COP22: One Year After Paris

Photo by UNclimatechange/CC by 2.0


Article by Hannah Klaus


Around this time last month, world leaders gathered in Marrakech, Morocco at the 22nd Conference of the Parties (COP22) to build on the progress from Paris last November.  The Paris Climate agreement reached the threshold for entry into force on October 4th and entered into force on November 5th–just in time for COP22 (5). In Marrakech, the parties to the agreement reaffirmed their commitment and agreed to a timeline for implementation. It was decided that each party must develop a detailed plan for how to achieve the goals of the agreement by 2018.The conference, which took place from November 5th to the 13th, was heavily tainted by the anticipation and outcome of the U.S. presidential election. A main focus of the conference was identifying key issues to hone in on in order to ensure a successful implementation of the agreement (6).

During the conference, parties discussed a numbers of items on the global environmental agenda.

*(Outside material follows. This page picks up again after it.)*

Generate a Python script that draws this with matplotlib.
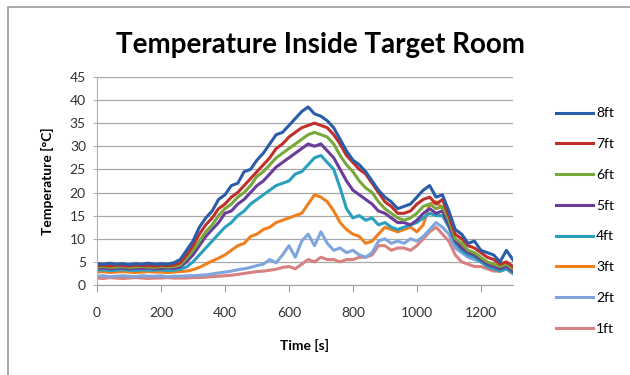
import matplotlib
matplotlib.use("Agg")
import matplotlib.pyplot as plt
from matplotlib.patches import Rectangle

time_s = [0, 20, 40, 60, 80, 100, 120, 140, 160, 180, 200, 220, 240,
          260, 280, 300, 320, 340, 360, 380, 400, 420, 440, 460, 480, 500,
          520, 540, 560, 580, 600, 620, 640, 660, 680, 700, 720, 740, 760,
          780, 800, 820, 840, 860, 880, 900, 920, 940, 960, 980, 1000, 1020,
          1040, 1060, 1080, 1100, 1120, 1140, 1160, 1180, 1200, 1220, 1240,
          1260, 1280, 1300]

temp_8ft = [4.6, 4.5, 4.7, 4.5, 4.6, 4.4, 4.6, 4.5, 4.7, 4.5, 4.6, 4.5, 4.8,
            5.5, 7.5, 9.5, 12.5, 14.5, 16.0, 18.5, 19.5, 21.5, 22.0, 24.5, 25.0, 27.0,
            28.5, 30.5, 32.5, 33.0, 34.5, 36.0, 37.5, 38.5, 37.0, 36.5, 35.5, 34.0, 31.5,
            29.0, 27.0, 26.0, 24.5, 22.5, 20.5, 19.0, 18.0, 16.5, 17.0, 17.5, 19.0, 20.5,
            21.5, 19.0, 19.5, 16.0, 12.0, 11.0, 9.0, 9.5, 7.5, 7.0, 6.5,
            5.0, 7.5, 5.5]
temp_7ft = [4.2, 4.3, 4.1, 4.3, 4.2, 4.1, 4.3, 4.2, 4.2, 4.1, 4.3, 4.2, 4.3,
            4.8, 6.5, 8.5, 11.0, 13.0, 14.5, 16.5, 17.5, 19.0, 20.0, 21.5, 23.0, 24.5,
            26.0, 27.5, 29.5, 30.5, 32.0, 33.0, 34.0, 34.5, 35.0, 34.5, 34.0, 32.5, 30.5,
            28.0, 26.5, 25.0, 24.0, 22.0, 20.0, 18.0, 17.0, 15.5, 15.5, 16.0, 17.5, 18.5,
            19.0, 17.5, 18.5, 15.0, 11.0, 10.0, 8.5, 8.0, 7.0, 6.0, 5.5,
            4.5, 5.0, 4.0]
temp_6ft = [3.9, 4.0, 3.8, 3.9, 4.0, 3.8, 3.9, 4.0, 3.9, 3.8, 4.0, 3.9, 4.0,
            4.3, 5.8, 7.5, 9.5, 11.5, 13.0, 15.0, 16.5, 17.5, 19.0, 20.0, 21.5, 23.5,
            24.5, 26.0, 27.5, 28.5, 29.5, 30.5, 31.5, 32.5, 33.0, 32.5, 32.0, 30.5, 28.0,
            26.0, 24.5, 22.5, 21.0, 20.0, 18.0, 16.5, 15.5, 14.5, 14.0, 14.5, 15.5, 17.0,
            17.5, 16.5, 17.0, 14.0, 10.0, 9.0, 7.5, 7.0, 6.0, 5.0, 4.5,
            4.0, 4.5, 3.5]
temp_5ft = [3.6, 3.7, 3.5, 3.6, 3.7, 3.5, 3.6, 3.6, 3.7, 3.5, 3.6, 3.7, 3.6,
            3.9, 5.0, 6.5, 8.5, 10.5, 12.0, 13.5, 15.5, 16.0, 17.5, 18.5, 20.0, 21.5,
            22.5, 24.0, 25.5, 26.5, 27.5, 28.5, 29.5, 30.5, 30.0, 30.5, 29.0, 27.5, 25.0,
            22.5, 20.5, 19.5, 18.5, 17.5, 16.0, 15.5, 14.5, 13.5, 13.5, 13.0, 14.0, 15.5,
            16.5, 15.5, 16.0, 13.0, 9.5, 8.0, 7.0, 6.5, 5.5, 4.5, 4.0,
            3.5, 4.0, 3.0]
temp_4ft = [3.2, 3.3, 3.1, 3.2, 3.3, 3.2, 3.1, 3.3, 3.2, 3.2, 3.3, 3.1, 3.2,
            3.4, 3.9, 5.0, 6.5, 8.0, 9.5, 11.0, 12.5, 13.5, 15.0, 16.0, 17.5, 18.5,
            19.5, 20.5, 21.5, 22.0, 22.5, 24.0, 24.5, 26.0, 27.5, 28.0, 26.5, 25.0, 21.0,
            16.5, 14.5, 15.0, 14.0, 14.5, 13.0, 13.5, 12.5, 12.0, 12.5, 13.0, 13.5, 14.5,
            15.5, 15.0, 15.0, 12.5, 9.0, 7.5, 6.5, 6.0, 5.0, 4.0, 3.5,
            3.0, 3.5, 2.5]
temp_3ft = [2.8, 2.9, 2.7, 2.8, 2.9, 2.8, 2.7, 2.8, 2.9, 2.8, 2.8, 2.7, 2.8,
            2.9, 3.0, 3.3, 3.8, 4.5, 5.2, 5.8, 6.5, 7.5, 8.5, 9.0, 10.5, 11.0,
            12.0, 12.5, 13.5, 14.0, 14.5, 15.0, 15.5, 17.5, 19.5, 19.0, 18.0, 16.0, 13.5,
            12.0, 11.0, 10.5, 9.0, 9.5, 11.0, 12.5, 12.0, 11.5, 12.0, 12.5, 11.5, 13.0,
            17.5, 18.0, 16.5, 15.0, 10.0, 8.5, 7.0, 6.5, 5.5, 4.0, 3.5,
            3.0, 3.5, 2.5]
temp_2ft = [1.9, 2.0, 1.8, 1.9, 2.0, 1.9, 1.8, 2.0, 1.9, 1.9, 2.0, 1.8, 1.9,
            1.9, 2.0, 2.0, 2.1, 2.2, 2.4, 2.6, 2.8, 3.0, 3.3, 3.5, 3.8, 4.2,
            4.5, 5.5, 4.8, 6.5, 8.5, 6.0, 9.5, 11.0, 8.5, 11.5, 9.0, 7.5, 8.0,
            7.0, 7.5, 6.5, 6.0, 7.0, 9.5, 10.0, 9.0, 9.5, 9.0, 10.0, 9.5, 10.5,
            12.0, 13.5, 12.5, 11.0, 8.0, 7.0, 6.0, 5.5, 5.0, 4.5, 4.0,
            3.5, 4.0, 3.5]
temp_1ft = [1.5, 1.4, 1.6, 1.5, 1.4, 1.5, 1.6, 1.5, 1.4, 1.5, 1.5, 1.6, 1.5,
            1.5, 1.5, 1.6, 1.6, 1.7, 1.8, 1.9, 2.0, 2.1, 2.3, 2.5, 2.7, 2.9,
            3.0, 3.2, 3.4, 3.8, 4.0, 3.5, 4.5, 5.5, 5.0, 6.0, 5.5, 5.5, 5.0,
            5.5, 5.5, 6.0, 6.0, 6.5, 8.5, 8.5, 7.5, 8.0, 8.0, 7.5, 8.5, 10.0,
            11.5, 12.5, 11.0, 9.5, 6.5, 5.0, 4.5, 4.0, 4.0, 3.5, 3.0,
            3.0, 3.5, 3.0]

labels = ["8ft", "7ft", "6ft", "5ft", "4ft", "3ft", "2ft", "1ft"]
series = [temp_8ft, temp_7ft, temp_6ft, temp_5ft, temp_4ft, temp_3ft, temp_2ft, temp_1ft]
colors = ["#2a5caa", "#c0302b", "#77a83a", "#6a3d9a",
          "#2aa0bf", "#f07f1e", "#7fa6dc", "#d98080"]

plt.rcParams["font.family"] = ["Lato", "DejaVu Sans"]

fig = plt.figure(figsize=(6.3, 3.75), dpi=100)
fig.patches.append(Rectangle((8 / 630, -0.02), 1.0, 1.0 - 7 / 375 + 0.02, transform=fig.transFigure,
                             fill=False, edgecolor="#9a9a9a", linewidth=1.2))
ax = fig.add_axes([0.154, 0.24, 0.66, 0.555])

# draw from 1ft up so the hotter curves sit on top
for vals, lab, col in reversed(list(zip(series, labels, colors))):
    ax.plot(time_s, vals, color=col, linewidth=2.2, label=lab)

ax.set_xlim(0, 1300)
ax.set_ylim(0, 45)
ax.set_xticks(range(0, 1201, 200))
ax.set_yticks(range(0, 46, 5))
ax.yaxis.grid(True, color="#a8a8a8", linewidth=0.9)
ax.set_axisbelow(True)
for side in ["top", "right"]:
    ax.spines[side].set_visible(False)
ax.spines["left"].set_color("#b0b0b0")
ax.spines["bottom"].set_color("#a0a0a0")
ax.tick_params(axis="x", direction="out", length=5, color="#a0a0a0", labelsize=10, labelcolor="#333333", pad=11)
ax.tick_params(axis="y", direction="out", length=3, color="#b0b0b0", labelsize=10, labelcolor="#333333", pad=5)

fig.text(0.508, 0.88, "Temperature Inside Target Room", fontsize=20, fontweight="bold",
         ha="center", va="center")
ax.set_xlabel("Time [s]", fontsize=10, fontweight="bold", labelpad=14)
ax.set_ylabel("Temperature [°C]", fontsize=10, fontweight="bold", labelpad=11)

handles, leg_labels = ax.get_legend_handles_labels()
ax.legend(handles[::-1], leg_labels[::-1], loc="upper left", bbox_to_anchor=(1.09, 0.88),
          frameon=False, fontsize=10, handlelength=2.65, handletextpad=0.25,
          labelspacing=1.35, borderaxespad=0)

fig.savefig("out.png", dpi=100)
plt.close(fig)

In regards to reducing global carbon emissions, it was agreed that it is not enough to ask nations to voluntarily reduce their emissions. At the same time, it is not realistic to ask nations to immediately begin emission cuts.  The parties agreed to a middle ground in which nations will work on reviewing and strengthening existing domestic emission reduction efforts.

Another key topic was how to financially support nations in making investments in environmental technology and infrastructure to withstand the impacts of climate change. An important objective identified was to ensure that developing nations are not left behind in mitigation and adaptation efforts from a lack of funding. There was discussion over ways in which the parties of the agreement could aid countries that are particularly hard hit by climate change, such small island countries. With the conference being held in Morocco, many other African countries can forward with requests for action such as increased funding for climate change adaptation, support for infrastructure projects (1).

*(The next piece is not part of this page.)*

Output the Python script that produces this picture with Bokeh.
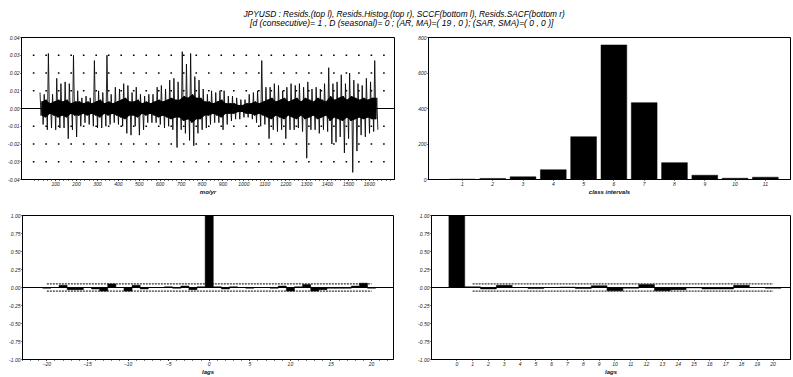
import numpy as np
from bokeh.plotting import figure
from bokeh.layouts import column, row
from bokeh.models import Range1d, FixedTicker, Span, Label, PrintfTickFormatter
from bokeh.embed import file_html
from bokeh.resources import INLINE

# ---------------- data ----------------
title_main = "JPYUSD : Resids.(top l), Resids.Histog.(top r), SCCF(bottom l), Resids.SACF(bottom r)"
title_sub = "[d (consecutive)= 1 , D (seasonal)= 0 ; (AR, MA)=( 19 , 0 ); (SAR, SMA)=( 0 , 0 )]"

# residual series, read as envelope per block of 20 observations (units of 0.001)
resid_first_obs = 23
resid_block = 20
resid_hi = [9, 8, 31, 8, 17, 14, 15, 14, 30, 10,
            6, 7, 6, 27, 10, 9, 30, 8, 12, 11,
            14, 13, 9, 12, 8, 7, 8, 8, 12, 13,
            11, 16, 17, 15, 32, 25, 31, 18, 16, 11,
            8, 10, 9, 10, 10, 7, 7, 6, 5, 5,
            8, 9, 10, 27, 12, 12, 14, 13, 10, 12,
            14, 13, 14, 12, 15, 11, 12, 11, 14, 23,
            14, 15, 19, 14, 20, 16, 14, 13, 17, 15,
            27]
resid_lo = [-9, -12, -11, -12, -11, -11, -17, -12, -16, -10,
            -8, -9, -10, -11, -11, -10, -9, -8, -9, -10,
            -14, -15, -10, -15, -12, -8, -8, -8, -9, -11,
            -10, -12, -22, -12, -14, -18, -21, -14, -12, -11,
            -9, -8, -8, -12, -9, -7, -6, -6, -5, -5,
            -6, -8, -10, -9, -17, -12, -13, -12, -17, -12,
            -12, -11, -13, -28, -12, -12, -14, -12, -13, -20,
            -19, -16, -25, -17, -36, -24, -15, -16, -14, -13,
            -12]
# typical (dense) amplitude inside each block, units of 0.001
resid_core = [4, 5, 3, 4, 5, 4, 5, 3, 4, 4,
              3, 4, 3, 4, 5, 3, 4, 3, 4, 5,
              6, 4, 4, 5, 3, 4, 3, 4, 5, 4,
              5, 6, 5, 5, 7, 6, 8, 6, 6, 4,
              4, 3, 4, 5, 3, 3, 3, 2, 2, 3,
              3, 4, 3, 4, 5, 6, 4, 5, 6, 4,
              5, 6, 4, 6, 5, 4, 6, 5, 4, 7,
              5, 6, 7, 5, 7, 6, 5, 6, 5, 6,
              6]
resid_xticks = [100, 200, 300, 400, 500, 600, 700, 800, 900, 1000,
                1100, 1200, 1300, 1400, 1500, 1600]
resid_yticks = [-0.04, -0.03, -0.02, -0.01, 0.0, 0.01, 0.02, 0.03, 0.04]
resid_dot_levels = [-0.03, -0.02, -0.01, 0.01, 0.02, 0.03]

hist_class = [1, 2, 3, 4, 5, 6, 7, 8, 9, 10, 11]
hist_count = [2, 6, 15, 55, 241, 758, 433, 95, 24, 7, 13]
hist_yticks = [0, 200, 400, 600, 800]

sccf_lags = list(range(-20, 21))
sccf_vals = [-0.01, 0.00, 0.03, -0.03, -0.03, 0.00, -0.02, -0.05, 0.05, 0.00,
             -0.05, 0.03, -0.02, 0.00, 0.00, 0.01, -0.01, 0.02, -0.03, 0.01,
             1.00,
             0.01, -0.02, 0.01, 0.00, -0.01, 0.00, 0.00, -0.01, 0.02, -0.05,
             0.01, 0.04, -0.05, -0.03, -0.01, -0.01, -0.01, 0.02, 0.06, -0.01]
sccf_xticks = [-20, -15, -10, -5, 0, 5, 10, 15, 20]

sacf_lags = list(range(0, 21))
sacf_vals = [1.00, 0.01, -0.02, 0.03, 0.00, -0.015, 0.00, 0.005, -0.015, 0.025,
             -0.045, -0.01, 0.04, -0.045, -0.03, -0.005, -0.02, -0.02, 0.03, 0.00,
             -0.01]
cf_yticks = [-1.0, -0.75, -0.5, -0.25, 0.0, 0.25, 0.5, 0.75, 1.0]
conf_band = 0.05

# ---------------- styling helpers ----------------
FONT = "Liberation Sans"


def style(p):
    p.toolbar_location = None
    p.outline_line_color = "black"
    p.outline_line_width = 1
    p.background_fill_color = "white"
    p.border_fill_color = "white"
    p.xgrid.visible = False
    p.ygrid.visible = False
    for ax in p.axis:
        ax.axis_line_color = "black"
        ax.major_label_text_font = FONT
        ax.major_label_text_font_style = "italic"
        ax.major_label_text_font_size = "5px"
        ax.major_label_text_color = "#222222"
        ax.major_tick_in = 0
        ax.major_tick_out = 1
        ax.minor_tick_in = 0
        ax.minor_tick_out = 1
        ax.major_label_standoff = 1
        ax.axis_label_standoff = 0
        ax.axis_label_text_font = FONT
        ax.axis_label_text_font_style = "bold italic"
        ax.axis_label_text_font_size = "6px"
        ax.axis_label_text_color = "#111111"


def mk(w, h, xr, yr, bl, br, bt, bb):
    p = figure(width=w, height=h, x_range=xr, y_range=yr, output_backend="svg",
               toolbar_location=None, min_border_left=bl, min_border_right=br,
               min_border_top=bt, min_border_bottom=bb)
    style(p)
    return p


# ---------------- title ----------------
pt = figure(width=793, height=30, x_range=Range1d(0, 1), y_range=Range1d(0, 1),
            output_backend="svg", toolbar_location=None, min_border=0)
pt.axis.visible = False
pt.xgrid.visible = False
pt.ygrid.visible = False
pt.outline_line_color = None
pt.add_layout(Label(x=0.509, y=0.54, text=title_main, text_align="center",
                    text_baseline="middle", text_font=FONT, text_font_style="italic",
                    text_font_size="8.3px", text_color="black"))
pt.add_layout(Label(x=0.506, y=0.26, text=title_sub, text_align="center",
                    text_baseline="middle", text_font=FONT, text_font_style="italic",
                    text_font_size="8.5px", text_color="black"))

# ---------------- top left: residuals ----------------
p1 = mk(410, 167, Range1d(-63, 1720), Range1d(-0.04, 0.04), 21, 16, 7, 14)
n_blocks = len(resid_hi)
starts = resid_first_obs + resid_block * np.arange(n_blocks)
hi = np.array(resid_hi) / 1000.0
lo = np.array(resid_lo) / 1000.0
core = np.array(resid_core) / 1000.0
zx = np.ravel(np.column_stack([starts + 2.5, starts + 7.5, starts + 12.5, starts + 17.5]))
zy = np.ravel(np.column_stack([hi, -core, core, lo]))
p1.add_layout(Span(location=0, dimension="width", line_color="black", line_width=1))
p1.varea(x=starts + resid_block / 2, y1=-core, y2=core, fill_color="black")
p1.line(zx, zy, line_color="black", line_width=0.85)
dot_x = np.arange(-5, 1700, 59.8)
gx, gy = np.meshgrid(dot_x, resid_dot_levels)
p1.scatter(gx.ravel(), gy.ravel(), marker="square", size=1.6, color="black", line_width=0)
p1.xaxis.ticker = FixedTicker(ticks=resid_xticks, minor_ticks=list(range(0, 1720, 20)))
p1.yaxis.ticker = FixedTicker(ticks=resid_yticks)
p1.yaxis.formatter = PrintfTickFormatter(format="%.2f")
p1.xaxis.axis_label = "mo/yr"

# ---------------- top right: histogram ----------------
p2 = mk(383, 167, Range1d(-0.12, 11.83), Range1d(0, 800), 18, 3, 7, 14)
p2.vbar(x=hist_class, top=hist_count, bottom=0, width=0.85, fill_color="black",
        line_color="black", line_width=0.5)
p2.xaxis.ticker = FixedTicker(ticks=hist_class)
p2.yaxis.ticker = FixedTicker(ticks=hist_yticks)
p2.xaxis.axis_label = "class intervals"

# ---------------- bottom left: SCCF ----------------
p3 = mk(410, 180, Range1d(-23, 22.7), Range1d(-1, 1), 22, 17, 18, 16)
p3.add_layout(Span(location=0, dimension="width", line_color="black", line_width=1))
p3.vbar(x=sccf_lags, top=sccf_vals, bottom=0, width=1.0, fill_color="black",
        line_color="black", line_width=0.5)
p3.line([sccf_lags[0], sccf_lags[-1]], [conf_band, conf_band], line_color="black",
        line_width=1, line_dash="2 1")
p3.line([sccf_lags[0], sccf_lags[-1]], [-conf_band, -conf_band], line_color="black",
        line_width=1, line_dash="2 1")
p3.xaxis.ticker = FixedTicker(ticks=sccf_xticks, minor_ticks=list(range(-23, 23)))
p3.yaxis.ticker = FixedTicker(ticks=cf_yticks)
p3.yaxis.formatter = PrintfTickFormatter(format="%.2f")
p3.xaxis.axis_label = "lags"

# ---------------- bottom right: SACF ----------------
p4 = mk(383, 180, Range1d(-1.6, 21.1), Range1d(-1, 1), 21, 3, 18, 16)
p4.add_layout(Span(location=0, dimension="width", line_color="black", line_width=1))
p4.vbar(x=sacf_lags, top=sacf_vals, bottom=0, width=1.0, fill_color="black",
        line_color="black", line_width=0.5)
p4.line([sacf_lags[1], sacf_lags[-1]], [conf_band, conf_band], line_color="black",
        line_width=1, line_dash="2 1")
p4.line([sacf_lags[1], sacf_lags[-1]], [-conf_band, -conf_band], line_color="black",
        line_width=1, line_dash="2 1")
p4.xaxis.ticker = FixedTicker(ticks=sacf_lags)
p4.yaxis.ticker = FixedTicker(ticks=cf_yticks)
p4.yaxis.formatter = PrintfTickFormatter(format="%.2f")
p4.xaxis.axis_label = "lags"

layout = column(pt, row(p1, p2), row(p3, p4))
open("out.html", "w").write(file_html(layout, INLINE))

Many attendees of COP22 were shaken by the outcome of the U.S. election during the conference. The election of Donald Trump, who has expressed that he believes that climate change is a hoax and that he intends to withdraw the U.S. from the Paris climate agreement, shook the conference.  There are valid concerns about how successful the Paris climate agreement can with Trump as president (2). However, this election outcome also created a sense of greater responsibility for the other parties of the conference and even for the American public. The United Nations secretary-general, Ban Ki-moon, spoke on the election of Donald Trump in regards to global climate action towards the end of the conference and said that he believes climate action is now “unstoppable” regardless of this outcome (3).


U.S. Secretary of State John Kerry alluded to the need to set politics aside in the fight against climate change during his speech as the conference in which he said, “No one has a right to make decisions that affect billions of people based on solely ideology or without proper input.’’ (4)


  1. Darby, Megan, Carl Mathiesen, Ed King, and Lou Del Bello. “COP22 Headlines: What Did Marrakech Climate Summit Deliver? | Climate Home – Climate Change News.” Climate Home – Climate Change News. November 18, 2016. Accessed December 05, 2016.


  1. Darby, Megan. “Silent but Deadly: The Trump Effect on COP22 | Climate Home – Climate Change News.” Climate Home – Climate Change News. August 14, 2016. Accessed December 05, 2016.


  1. “Global Climate Change Action ‘unstoppable’ despite Trump.” The Gaurdian. November 15, 2016. Accessed December 6, 2016.


  1. Kerry, John. “John Kerry: Full Transcript of COP22 Climate Summit Speech | Climate Home – Climate Change News.” Climate Home – Climate Change News. November 16, 2016. Accessed December 06, 2016.



  1. “Status of Ratification.” The Paris Agreement – Main Page. Accessed December 05, 2016.


  1. Yeo, Sophie. “COP22: Key Outcomes Agreed at the UN Climate Talks in Marrakech | Carbon Brief.” Carbon Brief. November 21, 2016. Accessed December 05, 2016.